Our Place in the Universe

October 27, 2015 | Sarah Tse

Nebula - NGC6960
Photo credit: NASA

Answers to profound questions you’ve always wondered about the universe: How old is it? How big? What does it look like?     

Do you ever sit down with your morning cup of coffee, stare introspectively into your bowl of cereal, and ask yourself, “How old is the universe? How big? Where’s the center, and where are we in relation to it?”

Of course you do. Pondering the mysteries of the cosmos every now and then helps to keep your ego in check, and the age, size, and shape of the universe is a particularly humbling prospect. After all, even our own little home planet is already a ripe old 4.54 billion years old. Gauging the approximate age of the Earth was a relatively simple matter of performing radiometric age dating on samples of rocks and meteorite material. The universe is an entirely different kettle of fish.

SEE ALSO: What the Heck is Dark Matter?

Scientists can guess the universe’s age by using its expansion rate, known as the Hubble constant. The expansion itself is caused by dark energy, and the great proportion of dark energy to matter has resulted in an accelerating expansion rate. Combined with the density of matter, researchers can determine how fast the universe expanded and when that expansion began.

To determine the density, composition, and expansion rate of the universe, various missions have measured the residual thermal radiation from the Big Bang, known as cosmic background radiation. These missions performed calculations using those data, and have collaboratively arrived at an age of 13.798 billion years, give or take about 37 million years.
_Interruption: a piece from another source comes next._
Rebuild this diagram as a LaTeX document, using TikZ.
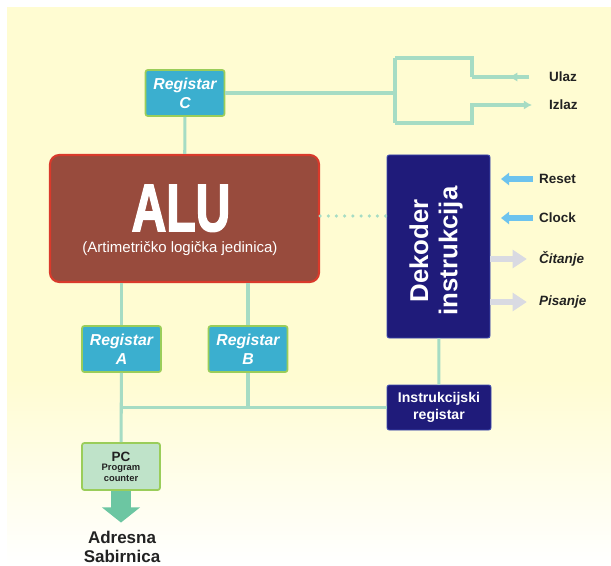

It’s important to keep in mind that the expansion of the universe is a bit different from, say, an expanding balloon. No one could stand outside the universe to see how far it expands, because there is no space or time beyond the universe. Space-time itself is stretching out, carrying with it the matter contained within.

Cosmic background radiation leftover from the birth of the universe.
Cosmic background radiation leftover from the birth of the universe. Photo credit: NASA

We can’t even fathom the true size and shape of the universe because of the constraints of the speed of light. It takes time for light and other signals to reach us on Earth, so the farthest observable limit of the universe is the distance that could have been traveled by light in those 14 billion years. The furthest objects we can see appear as they did right after the Big Bang, and after that, we’re blinded by the light of cosmic background radiation. Expansion also complicates things because in the time it takes for light to reach us from a star’s original location, the star has moved further away.

Our best guess for the size of the observable universe is about 46 to 47 light-years away in every direction—assuming, by the cosmological principle, that the universe behaves under the same forces throughout. That observable universe forms a sphere centered around us, so we are essentially located at the center of our universe.

As time passes, light will reach us from greater distances and the observable universe will grow. But as the universe continues to expand, the objects at the very edges of that growing sphere are moving away from us faster than the speed of light. This means there is a “future visibility limit,” and light emitted from any objects beyond that limit could never enter our observable universe. .

Researchers are still trying to figure out what the universe is like beyond our observable sphere. Einstein’s theory of general relativity, which dictates that matter and energy exert gravitational forces that warp the shape of space-time, continues to reign over these calculations. Physicists have measured the distortions caused by two orbiting galaxies, and found that the universe is both flat and infinite.

An infinite universe will continue to expand, since dark energy doesn’t seem to be running out any time soon. As stars run out of energy and drift further and further apart, everything in the universe could eventually become the same temperature. This daunting fate is called “heat death,” because temperature gradients are necessary to sustain life and other work-intensive processes. That’s assuming that dark energy doesn’t increase so much that it tears apart the fabric of space. Or maybe the whole shebang will implode and collapse into a dimensionless singularity. Nobody knows for sure, and that’s what makes physics both fascinating and terrifying.